I Corps and Eighth Army
Robert L. Eichelberger was an American general who commanded the American forces during the battles for Buna and Gona on the northern coast of Papua New Guinea, before commanding I Corps of the Sixth Army during most of the campaign on New Guinea, and the US Eighth Army during the invasion of the Philippines.
Eichelberger was born in 1886 in Urbana, Ohio, the son of a prominent lawyer. After attending Ohio State University, he went to West Point, graduating in 1909 68th in his class of 103.
During the First World War Eichelberger served on the War Department General Staff, working for Major General W. S. Graves, the executive assistant to the Army Chief of Staff. In July 1918 Graves was given command of a division, and Eichelberger became his operations officer (G3).
This division didn’t reach France, and instead Graves was sent to Vladivostok, to command the small American expeditionary force sent to Siberia in September 1918. Eichelberger served as both his intelligence and operations officers (G2 and G3) during this expedition. The American expedition had been sent to Vladivostok to help a 70,000 strong Czech army, one of the stronger forces opposing the Bolshevik government. In 1918 the main objective of the Allied intervention in Russia was to revive the eastern front, or at least prevent the Germans from moving too many troops from east to west, and it was hoped that the Czechs would be able to advance west to directly threaten the Germans.
Amongst the forces sent to Vladivostok was a very large Japanese force, which took control of the Chinese Eastern Railway. By the end of November 1918 the Japanese had 72,400 men in Siberia and northern Manchuria. Eichelberger thus has a good chance to work with his future opponents in the Pacific, and was thus more aware than most Western soldiers of the good discipline and tactical skills of the Japanese soldiers.
Eichelberger emerged from the failure in Russia with the DSC and DSM, both one during fighting around Novitskaya on 2 July 1919. Between the wars he spend most of his time serving in intelligence, the Adjutants General’s Department and in the office of the Secretary of the General Staff (SGS). He was promoted to brigadier general in 1940, became superintendant of West Point in November 1940, and was promoted again to major general in 1941.
In March 1942, after the American entry into the Second World War, Eichelberger was given command of the newly formed 77th Division. On 22 June 1942 he was moved again, this time to command I Corps, which was taking shape in Australia.

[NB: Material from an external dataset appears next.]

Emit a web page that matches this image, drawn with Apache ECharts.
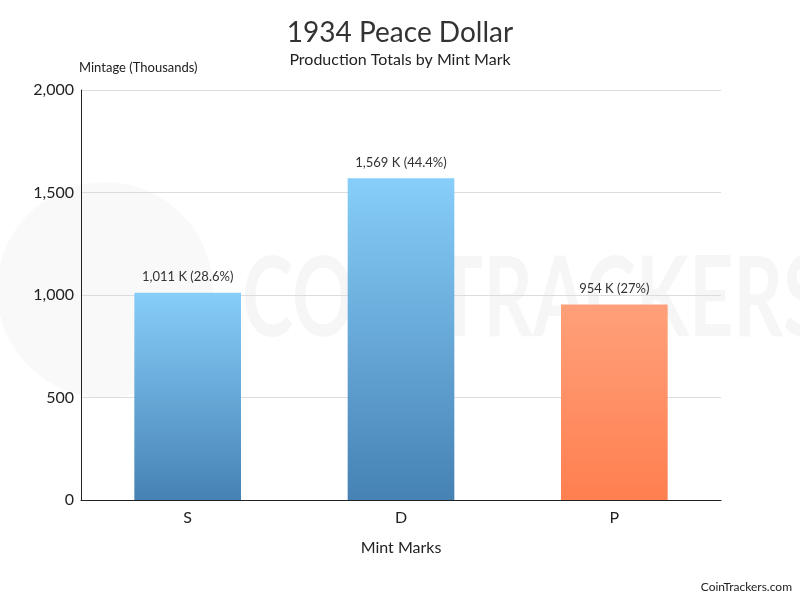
<!DOCTYPE html>
<html>
<head>
<meta charset="utf-8">
<script src="https://cdn.jsdelivr.net/npm/echarts@6/dist/echarts.min.js"></script>
<style>html,body{margin:0;padding:0;background:#fff}#c{width:800px;height:600px}</style>
</head>
<body>
<div id="c"></div>
<script>
const categories = ['S', 'D', 'P'];
const mintage = [1011, 1569, 954];
const percents = [28.6, 44.4, 27];
const yTicks = [0, 500, 1000, 1500, 2000];

const F = 'Lato, "Open Sans", sans-serif';
const blueGrad = new echarts.graphic.LinearGradient(0, 0, 0, 1, [
  {offset: 0, color: '#87CEFA'}, {offset: 1, color: '#4682B4'}]);
const orangeGrad = new echarts.graphic.LinearGradient(0, 0, 0, 1, [
  {offset: 0, color: '#FFA07A'}, {offset: 1, color: '#FF7F50'}]);
const fills = [blueGrad, blueGrad, orangeGrad];

const chart = echarts.init(document.getElementById('c'), null, {renderer: 'canvas'});
chart.setOption({
  backgroundColor: '#fff',
  animation: false,
  title: [
    {text: '1934 Peace Dollar', left: 'center', top: 14,
     textStyle: {fontFamily: F, fontSize: 28, fontWeight: 'normal', color: '#333'}},
    {text: 'Production Totals by Mint Mark', left: 'center', top: 47,
     textStyle: {fontFamily: F, fontSize: 16, fontWeight: 'normal', color: '#222'}}
  ],
  graphic: [
    {type: 'text', x: 242, y: 244, scaleX: 0.69, z: -1, silent: true,
     style: {text: 'COINTRACKERS', fontFamily: F, fontSize: 112, fontWeight: 'bold',
             fill: 'rgba(0,0,0,0.035)'}},
    {type: 'circle', shape: {cx: 105, cy: 290, r: 108}, z: -1, silent: true,
     style: {fill: 'rgba(0,0,0,0.025)'}},
    {type: 'text', right: 8, bottom: 7,
     style: {text: 'CoinTrackers.com', fontFamily: F, fontSize: 12, fill: '#222'}}
  ],
  grid: {left: 81, right: 79, top: 90, bottom: 100, containLabel: false},
  xAxis: {
    type: 'category', data: categories,
    name: 'Mint Marks', nameLocation: 'middle', nameGap: 40,
    nameTextStyle: {fontFamily: F, fontSize: 16, color: '#222'},
    axisLine: {lineStyle: {color: '#222', width: 1}},
    axisTick: {show: false},
    axisLabel: {fontFamily: F, fontSize: 16, color: '#222', margin: 10}
  },
  yAxis: {
    type: 'value', min: yTicks[0], max: yTicks[yTicks.length - 1], interval: 500,
    name: 'Mintage (Thousands)', nameLocation: 'end', nameGap: 16,
    nameTextStyle: {fontFamily: F, fontSize: 13, color: '#222', align: 'left', padding: [0, 0, 0, -2]},
    axisLine: {show: true, lineStyle: {color: '#222', width: 1}},
    axisTick: {show: false},
    splitLine: {lineStyle: {color: '#dcdcdc'}},
    axisLabel: {fontFamily: F, fontSize: 16, color: '#222', margin: 7,
      formatter: v => v.toLocaleString('en-US')}
  },
  series: [{
    type: 'bar', barWidth: '50%',
    data: mintage.map((v, i) => ({value: v, itemStyle: {color: fills[i]}})),
    label: {
      show: true, position: 'top', distance: 9,
      fontFamily: F, fontSize: 13, color: '#333',
      formatter: p => p.value.toLocaleString('en-US') + ' K (' + percents[p.dataIndex] + '%)'
    }
  }]
});
</script>
</body>
</html>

Eichelberger reached Australia in August, and with Brigadier General Clovis E. Byers, his chief of staff, set up the Corps head quarters at Rockhampton, on the east coast. On 5 September the 32nd and 41st Divisions were allocated to the Corps, and on 15 October Eichelberger was promoted to lieutenant general, his last wartime promotion.

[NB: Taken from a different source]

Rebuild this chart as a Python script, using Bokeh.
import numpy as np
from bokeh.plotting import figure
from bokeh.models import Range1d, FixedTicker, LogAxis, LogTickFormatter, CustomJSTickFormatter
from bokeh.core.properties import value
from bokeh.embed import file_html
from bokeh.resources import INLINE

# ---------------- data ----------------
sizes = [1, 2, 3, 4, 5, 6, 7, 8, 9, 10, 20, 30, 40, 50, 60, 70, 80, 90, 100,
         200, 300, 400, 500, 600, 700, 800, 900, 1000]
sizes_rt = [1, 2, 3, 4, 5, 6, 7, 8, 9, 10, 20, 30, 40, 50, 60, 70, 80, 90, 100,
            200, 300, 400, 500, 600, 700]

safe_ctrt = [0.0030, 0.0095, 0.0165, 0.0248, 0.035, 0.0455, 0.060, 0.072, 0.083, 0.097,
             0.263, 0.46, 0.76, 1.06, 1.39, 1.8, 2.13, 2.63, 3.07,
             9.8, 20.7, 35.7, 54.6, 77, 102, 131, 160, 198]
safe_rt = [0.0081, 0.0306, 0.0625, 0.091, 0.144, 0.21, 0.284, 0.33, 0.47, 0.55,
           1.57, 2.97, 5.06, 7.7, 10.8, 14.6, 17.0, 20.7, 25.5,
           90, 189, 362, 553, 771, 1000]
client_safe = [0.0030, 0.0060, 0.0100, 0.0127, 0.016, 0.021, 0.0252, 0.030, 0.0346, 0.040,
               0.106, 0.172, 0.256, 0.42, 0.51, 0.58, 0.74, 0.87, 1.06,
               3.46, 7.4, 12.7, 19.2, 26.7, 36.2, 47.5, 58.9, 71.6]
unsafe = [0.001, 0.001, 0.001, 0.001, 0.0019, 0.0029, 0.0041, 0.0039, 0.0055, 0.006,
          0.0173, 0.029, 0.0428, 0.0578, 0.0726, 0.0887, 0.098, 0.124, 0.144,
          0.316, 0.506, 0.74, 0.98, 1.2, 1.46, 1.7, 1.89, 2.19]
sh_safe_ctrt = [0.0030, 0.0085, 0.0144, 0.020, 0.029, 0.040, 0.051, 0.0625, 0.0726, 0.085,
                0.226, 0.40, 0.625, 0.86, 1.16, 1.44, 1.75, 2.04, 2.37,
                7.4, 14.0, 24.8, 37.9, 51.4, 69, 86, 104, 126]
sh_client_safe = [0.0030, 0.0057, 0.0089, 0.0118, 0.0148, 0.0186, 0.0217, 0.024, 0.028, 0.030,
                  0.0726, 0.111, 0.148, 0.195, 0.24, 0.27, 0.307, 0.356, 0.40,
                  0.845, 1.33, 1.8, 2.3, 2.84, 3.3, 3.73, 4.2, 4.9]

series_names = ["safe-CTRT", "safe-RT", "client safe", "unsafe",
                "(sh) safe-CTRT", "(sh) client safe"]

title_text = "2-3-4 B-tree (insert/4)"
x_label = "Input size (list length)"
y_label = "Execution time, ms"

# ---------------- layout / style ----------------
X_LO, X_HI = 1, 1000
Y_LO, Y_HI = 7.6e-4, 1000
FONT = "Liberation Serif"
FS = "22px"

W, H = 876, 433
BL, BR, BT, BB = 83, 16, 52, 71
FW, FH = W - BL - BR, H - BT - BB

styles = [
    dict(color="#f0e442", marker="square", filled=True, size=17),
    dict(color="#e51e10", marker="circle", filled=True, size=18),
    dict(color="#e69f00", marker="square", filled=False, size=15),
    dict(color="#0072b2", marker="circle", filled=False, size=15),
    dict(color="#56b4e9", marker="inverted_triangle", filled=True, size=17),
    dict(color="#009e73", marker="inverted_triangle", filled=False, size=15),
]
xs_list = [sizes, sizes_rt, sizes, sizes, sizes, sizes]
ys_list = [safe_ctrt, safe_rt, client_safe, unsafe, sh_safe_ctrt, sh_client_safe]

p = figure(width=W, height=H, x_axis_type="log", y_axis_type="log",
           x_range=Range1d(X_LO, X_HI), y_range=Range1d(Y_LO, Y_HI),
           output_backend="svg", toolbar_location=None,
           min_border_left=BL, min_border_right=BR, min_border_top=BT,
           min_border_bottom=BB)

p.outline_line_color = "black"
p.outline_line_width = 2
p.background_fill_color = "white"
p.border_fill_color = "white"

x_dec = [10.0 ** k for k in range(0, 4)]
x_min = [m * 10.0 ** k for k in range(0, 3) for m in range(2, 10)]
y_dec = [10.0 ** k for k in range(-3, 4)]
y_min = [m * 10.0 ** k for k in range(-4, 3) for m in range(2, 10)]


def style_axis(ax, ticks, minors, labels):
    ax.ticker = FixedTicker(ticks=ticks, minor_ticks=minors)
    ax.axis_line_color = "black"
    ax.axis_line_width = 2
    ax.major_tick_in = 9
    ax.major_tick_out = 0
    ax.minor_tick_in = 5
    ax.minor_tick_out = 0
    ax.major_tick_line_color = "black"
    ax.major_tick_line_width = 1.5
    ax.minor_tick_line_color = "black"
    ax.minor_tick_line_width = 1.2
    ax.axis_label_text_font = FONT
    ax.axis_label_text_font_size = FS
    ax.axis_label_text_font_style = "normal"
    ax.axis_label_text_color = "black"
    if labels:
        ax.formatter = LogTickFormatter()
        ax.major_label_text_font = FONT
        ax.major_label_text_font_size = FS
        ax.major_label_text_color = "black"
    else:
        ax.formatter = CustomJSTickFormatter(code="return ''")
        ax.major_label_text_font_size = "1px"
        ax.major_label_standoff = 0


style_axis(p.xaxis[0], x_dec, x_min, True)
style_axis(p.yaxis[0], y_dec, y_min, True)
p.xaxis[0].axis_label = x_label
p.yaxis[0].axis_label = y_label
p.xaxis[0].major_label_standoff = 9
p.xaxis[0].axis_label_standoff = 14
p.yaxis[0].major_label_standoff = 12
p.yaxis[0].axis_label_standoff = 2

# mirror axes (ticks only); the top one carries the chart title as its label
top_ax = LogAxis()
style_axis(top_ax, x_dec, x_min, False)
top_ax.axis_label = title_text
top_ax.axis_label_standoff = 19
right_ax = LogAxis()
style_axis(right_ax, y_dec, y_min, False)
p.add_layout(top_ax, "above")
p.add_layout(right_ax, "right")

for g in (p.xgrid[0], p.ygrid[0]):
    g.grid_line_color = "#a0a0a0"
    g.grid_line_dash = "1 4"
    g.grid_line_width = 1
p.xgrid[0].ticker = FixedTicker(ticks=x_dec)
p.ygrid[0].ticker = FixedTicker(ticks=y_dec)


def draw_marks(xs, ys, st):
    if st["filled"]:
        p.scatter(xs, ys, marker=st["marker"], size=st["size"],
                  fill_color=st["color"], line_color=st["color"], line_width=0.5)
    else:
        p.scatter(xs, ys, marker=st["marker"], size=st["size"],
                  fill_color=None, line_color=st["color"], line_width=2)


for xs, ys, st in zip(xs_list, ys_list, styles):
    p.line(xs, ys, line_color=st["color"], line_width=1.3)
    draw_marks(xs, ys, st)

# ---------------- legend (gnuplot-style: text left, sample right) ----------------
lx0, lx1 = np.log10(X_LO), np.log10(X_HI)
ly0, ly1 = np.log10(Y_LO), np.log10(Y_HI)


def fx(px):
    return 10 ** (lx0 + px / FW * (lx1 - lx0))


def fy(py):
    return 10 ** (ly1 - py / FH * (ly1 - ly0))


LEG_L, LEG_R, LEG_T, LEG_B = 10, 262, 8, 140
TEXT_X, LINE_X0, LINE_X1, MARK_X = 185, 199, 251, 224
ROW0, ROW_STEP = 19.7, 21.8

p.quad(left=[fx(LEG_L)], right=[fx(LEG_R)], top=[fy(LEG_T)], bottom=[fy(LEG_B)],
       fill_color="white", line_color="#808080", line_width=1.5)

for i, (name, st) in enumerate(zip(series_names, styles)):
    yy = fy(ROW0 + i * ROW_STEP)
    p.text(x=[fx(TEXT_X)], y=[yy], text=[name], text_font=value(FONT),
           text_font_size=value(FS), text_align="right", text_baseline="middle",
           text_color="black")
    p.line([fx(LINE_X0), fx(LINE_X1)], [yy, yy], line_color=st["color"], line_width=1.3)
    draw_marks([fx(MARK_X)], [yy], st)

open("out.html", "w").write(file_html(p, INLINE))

Of his two divisions, the 41st was undergoing training at Rockhampton, but elements of the 32nd had been rushed to New Guinea, with the first elements reaching Port Moresby on 15 September. They had then marched or been flown across Papua, in preparation for an attack on the Japanese strongholds at Buna and Gona, at the northern end of the Kokoda Trail, the route taken by the Japanese in their unsuccessful attempt to capture Port Moresby by land.
The Allied offensive began on 16 November 1942. The Australians were responsible for the attack on Gona, while the US 32nd Division carried out the attack on Buna. This was the 32nd Division’s first combat experience, and it came in some of the most difficult jungle terrain, mixed with waterlogged swamps and more open plantations. The inexperienced American soldiers made very little progress against the well dug-in Japanese defenders of Buna, much to the fury of General MacArthur.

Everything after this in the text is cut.